I went through three stages of musical involvement when I was younger and it occurred to me the other day that this might be of interest to others. So here goes.

As I have mentioned before, my mother was what in Canada we call an "old time fiddler," which means she played a lot of traditional  kinds of fiddle music loosely related to Celtic traditions. For example, this is Andy DeJarlis, a particularly good fiddler:

Hard as it may be to believe, this kind of music didn't interest me when I was young. I had a few piano lessons when I was ten or eleven, but they didn't take. It wasn't until I was well into my teens that I developed an interest in music and it mostly focussed on the rock music of the middle and late 60s. Particular favorites were the Rolling Stones, Eric Burden and the Animals and the Beatles, though I also went through a phase of admiration of Bob Dylan. I even performed "Sad-Eyed Lady of the Lowlands" a couple of times in local folk venues.

But one day a musician friend played the Tchaikovsky Violin Concerto for me:

At first it was just the virtuosity of the violin part that caught my attention.
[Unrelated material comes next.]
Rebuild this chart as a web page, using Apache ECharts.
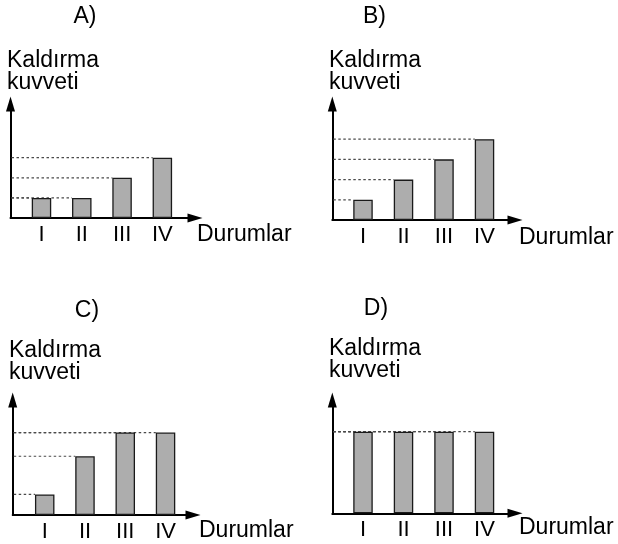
<!DOCTYPE html>
<html>
<head>
<meta charset="utf-8">
<script src="https://cdn.jsdelivr.net/npm/echarts@6/dist/echarts.min.js"></script>
<style>html,body{margin:0;padding:0;background:#fff;}#c{width:618px;height:544px;}</style>
</head>
<body>
<div id="c"></div>
<script>
// ---- data ----
const categories = ['I', 'II', 'III', 'IV'];
const valuesA = [1, 1, 2, 3];
const valuesB = [1, 2, 3, 4];
const valuesC = [1, 2.85, 4, 4];
const valuesD = [4, 4, 4, 4];
const panelTitles = ['A)', 'B)', 'C)', 'D)'];
const yName = ['Kaldırma', 'kuvveti'];
const xName = 'Durumlar';

// ---- layout (positions / scales only) ----
const FONT = 'Liberation Sans, Arial, sans-serif';
const BAR_W = 19.5;
const panels = [
  { values: valuesA, left: 10.5, top: 104, width: 184.5, height: 114, xmin: 0.231, xmax: 4.81, ymax: 5.67,
    title: [85, 17], yname: [7, 71.5], xname: [197, 234.5] },
  { values: valuesB, left: 332.3, top: 104, width: 182.7, height: 116, xmin: 0.242, xmax: 4.753, ymax: 5.74,
    title: [374.5, 17], yname: [329, 72], xname: [519, 237.5] },
  { values: valuesC, left: 12.7, top: 400, width: 180.3, height: 115, xmin: 0.205, xmax: 4.682, ymax: 5.58,
    title: [87, 311], yname: [9, 362], xname: [199, 530.5] },
  { values: valuesD, left: 332.3, top: 400, width: 182.7, height: 113.3, xmin: 0.242, xmax: 4.753, ymax: 5.55,
    title: [376, 309], yname: [329, 360], xname: [519, 527.5] }
];

const grid = [], xAxis = [], yAxis = [], series = [], graphic = [];
const axisLine = {
  show: true, onZero: false,
  symbol: ['none', 'triangle'], symbolSize: [9, 15],
  lineStyle: { color: '#000', width: 2 }
};

panels.forEach((p, k) => {
  grid.push({ left: p.left, top: p.top, width: p.width, height: p.height });
  xAxis.push({
    type: 'value', gridIndex: k, min: p.xmin, max: p.xmax,
    axisLine: axisLine, axisTick: { show: false }, splitLine: { show: false },
    axisLabel: {
      show: true, customValues: categories.map((c, i) => i + 1),
      formatter: v => categories[Math.round(v) - 1] || '',
      fontSize: 22, lineHeight: 22, color: '#000', fontFamily: FONT, margin: 6
    }
  });
  yAxis.push({
    type: 'value', gridIndex: k, min: 0, max: p.ymax,
    axisLine: axisLine, axisTick: { show: false }, splitLine: { show: false },
    axisLabel: { show: false }
  });
  const data = p.values.map((v, i) => [i + 1, v]);
  series.push({
    type: 'custom', xAxisIndex: k, yAxisIndex: k, z: 2, silent: true,
    data: data,
    renderItem: (params, api) => {
      const x = api.value(0), v = api.value(1);
      const end = api.coord([x, v]);
      const startX = params.coordSys.x;
      return {
        type: 'line',
        shape: { x1: startX + 1, y1: end[1], x2: end[0] - BAR_W / 2, y2: end[1] },
        style: { stroke: '#4a4a4a', lineWidth: 1.2, lineDash: [2.5, 2.5] }
      };
    }
  });
  series.push({
    type: 'bar', xAxisIndex: k, yAxisIndex: k, z: 3, barWidth: BAR_W, silent: true,
    data: data,
    itemStyle: { color: '#adadad', borderColor: '#1a1a1a', borderWidth: 1.3 }
  });
  graphic.push({
    type: 'text', x: p.title[0], y: p.title[1],
    style: { text: panelTitles[k], fontSize: 23, fontFamily: FONT, fill: '#000', align: 'center', verticalAlign: 'middle' }
  });
  graphic.push({
    type: 'text', x: p.yname[0], y: p.yname[1],
    style: { text: yName.join('\n'), fontSize: 23, lineHeight: 22, fontFamily: FONT, fill: '#000', align: 'left', verticalAlign: 'middle' }
  });
  graphic.push({
    type: 'text', x: p.xname[0], y: p.xname[1],
    style: { text: xName, fontSize: 23, fontFamily: FONT, fill: '#000', align: 'left', verticalAlign: 'middle' }
  });
});

const chart = echarts.init(document.getElementById('c'), null, { renderer: 'canvas' });
chart.setOption({
  animation: false,
  backgroundColor: '#fff',
  grid, xAxis, yAxis, series, graphic
});
</script>
</body>
</html>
But then I started to notice a lot of other stuff: harmony, counterpoint, and orchestration. Within a year or so I had discovered Bach. I don't recall the first Bach I heard. It might have been Glenn Gould on CBC television playing some preludes and fugues, or it might have been a recording of the Mass in B minor on vinyl. But at some point I heard the Chaconne:

The significance of this is that I soon discovered that this piece was very often played on guitar. This was the recording I had in the early days, by Christopher Parkening:

https://www.youtube.com/watch?v=dgqOph7IQe4

That pretty much did it. My whole ambition in life was to learn to play this piece. Over a couple of years I switched from steel string and electric guitar to nylon string and taught myself to read music. Without so much as a single lesson from a classical guitarist I set out to learn the Chaconnne! I actually memorized the first page before I realized how much work I had to do on the basics. There followed about ten years of study in various places with various teachers which included an undergraduate degree in performance and a diplôme de concert and, ironically, even though I did learn two other pieces that were a great inspiration for me, the Asturias by Albéniz and the Concierto de Aranjuez by Rodrigo, I never actually got back to the Chaconne even though I played a lot of other music by Bach.
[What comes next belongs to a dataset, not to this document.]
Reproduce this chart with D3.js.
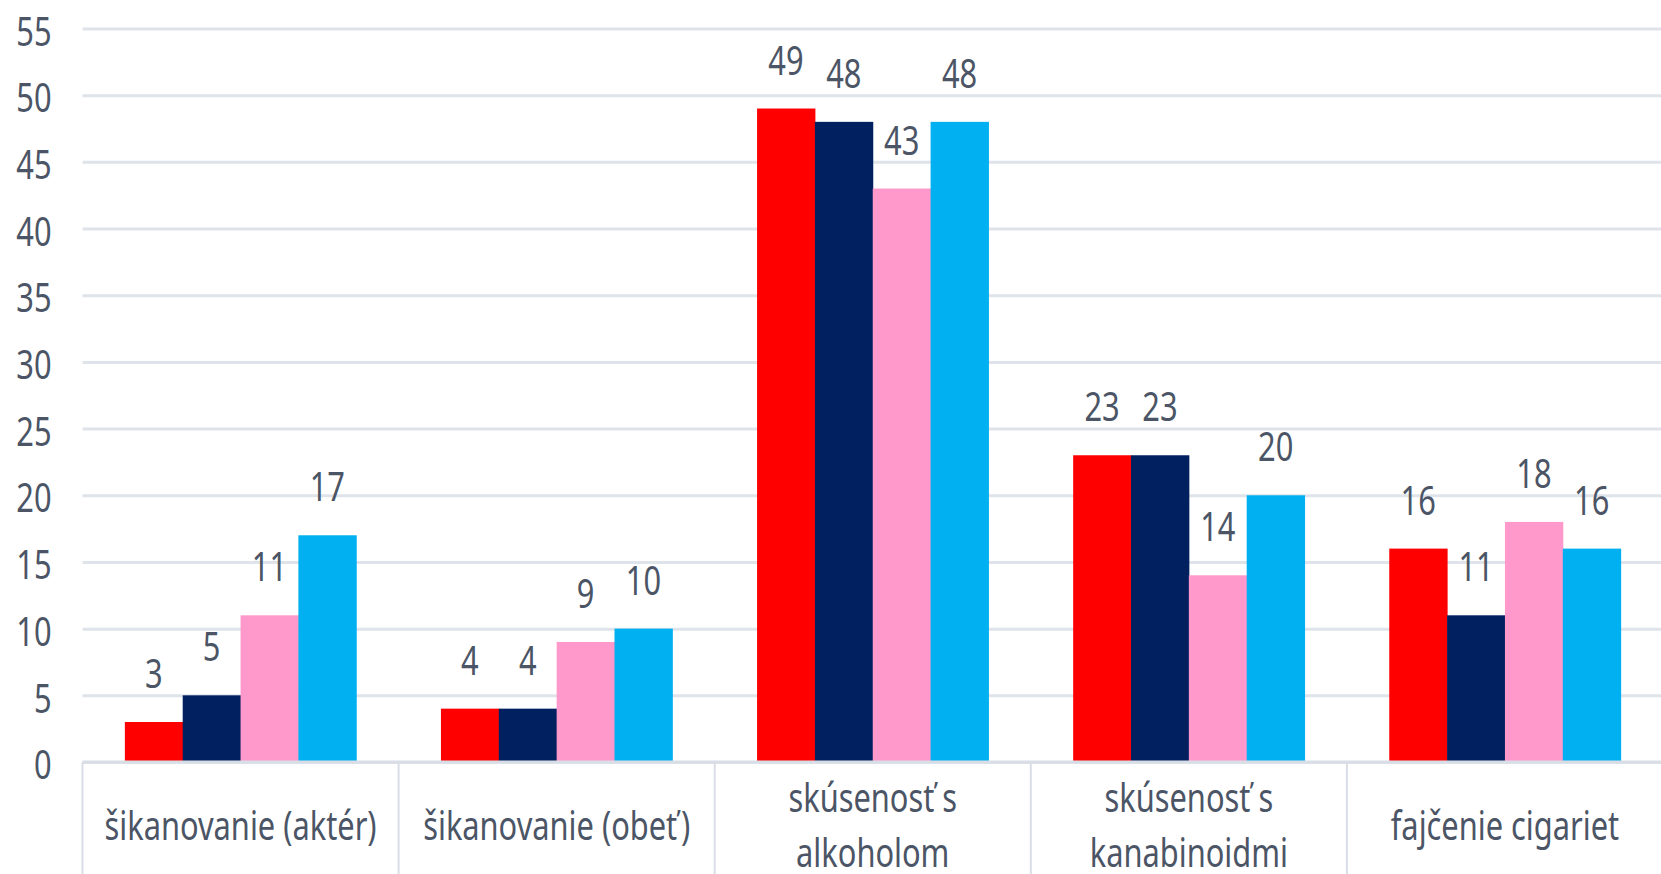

What happened to me to cause this transformation? I was in high school when the great cultural upheaval of the 60 sluiced through society so my devotion to rock music (and psychedelic drugs) was certainly typical. What was less typical was the fairly rapid giving up of the drugs and the rock music. What I really wanted was not freedom and psychedelic hallucinations but discipline and transcendence and I found both in the classical guitar and Bach. The two most transformative years for me were first year university where I must have spent about half my time in the listening library trying to absorb simply everything in classical music. At the same time I was reading Dante and the history of philosophy.

The other big transformative year was spent in Spain studying with a true master of the guitar, José Tomás. The rest really just followed from there. I'm still not sure exactly what happened in my mind. But when I heard Tchaikovsky, and Bach, and then Debussy and Beethoven and Mozart and Dvořák that was the musical path for me. Extensive reading acquainted me with people like Schoenberg and Boulez and many others. This was my path. It was the intensity and rigor of it that attracted me. The 60s I came to feel were a cultural misstep, a descent into things best not descended into.

There have been many musical adjustments in my life. I spent several years training to be a musicologist without finally pursuing it as a career. And now, though I play the guitar nearly every day, I think of myself more as a composer. But the important transformation happened around my 19th year when I was struck, maybe not instantly, perhaps over the course of six months or a year, by classical music and that for me became a kind of truth.

But no, it didn't make me a better person!